Instructions for the task →
Starting at the top of the listing, extract every line up to and including the one with "width=1.2, color='#333333', pad=3)". Pictures stay out of the copy.

Data section →
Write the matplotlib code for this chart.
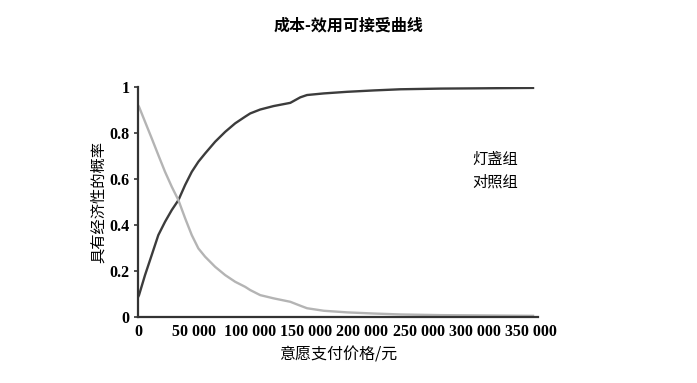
import numpy as np
import matplotlib.pyplot as plt

plt.rcParams['font.family'] = ['Noto Sans CJK SC', 'DejaVu Sans']

# 意愿支付价格（元）
price = [0, 900, 6250, 12200, 18100, 24100, 30100, 36000, 42000, 47900,
         53800, 59800, 68750, 77700, 86600, 95500, 100000, 108900, 120800,
         135700, 144600, 150600, 165500, 186300, 210000, 233700, 270000,
         300000, 352000]
# 灯盏组（深色）
p_lamp = [0.085, 0.094, 0.181, 0.268, 0.355, 0.413, 0.464, 0.507, 0.573, 0.63,
          0.674, 0.71, 0.761, 0.804, 0.841, 0.87, 0.884, 0.901, 0.916,
          0.930, 0.954, 0.964, 0.971, 0.978, 0.984, 0.989, 0.992,
          0.993, 0.995]
# 对照组（浅色）
p_ctrl = [0.92, 0.913, 0.848, 0.776, 0.703, 0.63, 0.565, 0.507, 0.428, 0.355,
          0.297, 0.261, 0.217, 0.181, 0.152, 0.13, 0.116, 0.094, 0.08,
          0.065, 0.048, 0.037, 0.026, 0.019, 0.014, 0.01, 0.007,
          0.006, 0.004]

xticks = [0, 50000, 100000, 150000, 200000, 250000, 300000, 350000]
xtick_labels = ['0', '50 000', '100 000', '150 000', '200 000', '250 000', '300 000', '350 000']
yticks = [0, 0.2, 0.4, 0.6, 0.8, 1]
ytick_labels = ['0', '0.2', '0.4', '0.6', '0.8', '1']

fig = plt.figure(figsize=(6.97, 3.83), dpi=100)
ax = fig.add_axes([0.198, 0.173, 0.574, 0.6005])

ax.plot(price, p_lamp, color='#3c3c3c', lw=1.7)
ax.plot(price, p_ctrl, color='#b4b4b4', lw=1.7)

ax.set_xlim(0, 356500)
ax.set_ylim(0, 1)
for s in ['top', 'right']:
    ax.spines[s].set_visible(False)
for s in ['left', 'bottom']:
    ax.spines[s].set_color('#333333')
    ax.spines[s].set_linewidth(1.6)

tick_font = dict(family='Liberation Serif', weight='bold', size=11.5)
ax.set_xticks(xticks)
ax.set_xticklabels(xtick_labels, fontdict=tick_font)
ax.set_yticks(yticks)
ax.set_yticklabels(ytick_labels, fontdict=tick_font)
ax.tick_params(axis='x', length=0, pad=5)
ax.tick_params(axis='y', length=3, width=1.2, color='#333333', pad=3)

ax.set_xlabel('意愿支付价格/元', fontsize=11.5, labelpad=5)
ax.set_ylabel('具有经济性的概率', fontsize=11, labelpad=2)

ax.text(0.835, 0.665, '灯盏组', transform=ax.transAxes, fontsize=11)
ax.text(0.835, 0.565, '对照组', transform=ax.transAxes, fontsize=11)

fig.suptitle('成本-效用可接受曲线', y=0.955, fontsize=11.5, fontweight='bold')

fig.savefig('out.png', dpi=100)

Result →
Write the matplotlib code for this chart.
import numpy as np
import matplotlib.pyplot as plt

plt.rcParams['font.family'] = ['Noto Sans CJK SC', 'DejaVu Sans']

# 意愿支付价格（元）
price = [0, 900, 6250, 12200, 18100, 24100, 30100, 36000, 42000, 47900,
         53800, 59800, 68750, 77700, 86600, 95500, 100000, 108900, 120800,
         135700, 144600, 150600, 165500, 186300, 210000, 233700, 270000,
         300000, 352000]
# 灯盏组（深色）
p_lamp = [0.085, 0.094, 0.181, 0.268, 0.355, 0.413, 0.464, 0.507, 0.573, 0.63,
          0.674, 0.71, 0.761, 0.804, 0.841, 0.87, 0.884, 0.901, 0.916,
          0.930, 0.954, 0.964, 0.971, 0.978, 0.984, 0.989, 0.992,
          0.993, 0.995]
# 对照组（浅色）
p_ctrl = [0.92, 0.913, 0.848, 0.776, 0.703, 0.63, 0.565, 0.507, 0.428, 0.355,
          0.297, 0.261, 0.217, 0.181, 0.152, 0.13, 0.116, 0.094, 0.08,
          0.065, 0.048, 0.037, 0.026, 0.019, 0.014, 0.01, 0.007,
          0.006, 0.004]

xticks = [0, 50000, 100000, 150000, 200000, 250000, 300000, 350000]
xtick_labels = ['0', '50 000', '100 000', '150 000', '200 000', '250 000', '300 000', '350 000']
yticks = [0, 0.2, 0.4, 0.6, 0.8, 1]
ytick_labels = ['0', '0.2', '0.4', '0.6', '0.8', '1']

fig = plt.figure(figsize=(6.97, 3.83), dpi=100)
ax = fig.add_axes([0.198, 0.173, 0.574, 0.6005])

ax.plot(price, p_lamp, color='#3c3c3c', lw=1.7)
ax.plot(price, p_ctrl, color='#b4b4b4', lw=1.7)

ax.set_xlim(0, 356500)
ax.set_ylim(0, 1)
for s in ['top', 'right']:
    ax.spines[s].set_visible(False)
for s in ['left', 'bottom']:
    ax.spines[s].set_color('#333333')
    ax.spines[s].set_linewidth(1.6)

tick_font = dict(family='Liberation Serif', weight='bold', size=11.5)
ax.set_xticks(xticks)
ax.set_xticklabels(xtick_labels, fontdict=tick_font)
ax.set_yticks(yticks)
ax.set_yticklabels(ytick_labels, fontdict=tick_font)
ax.tick_params(axis='x', length=0, pad=5)
ax.tick_params(axis='y', length=3, width=1.2, color='#333333', pad=3)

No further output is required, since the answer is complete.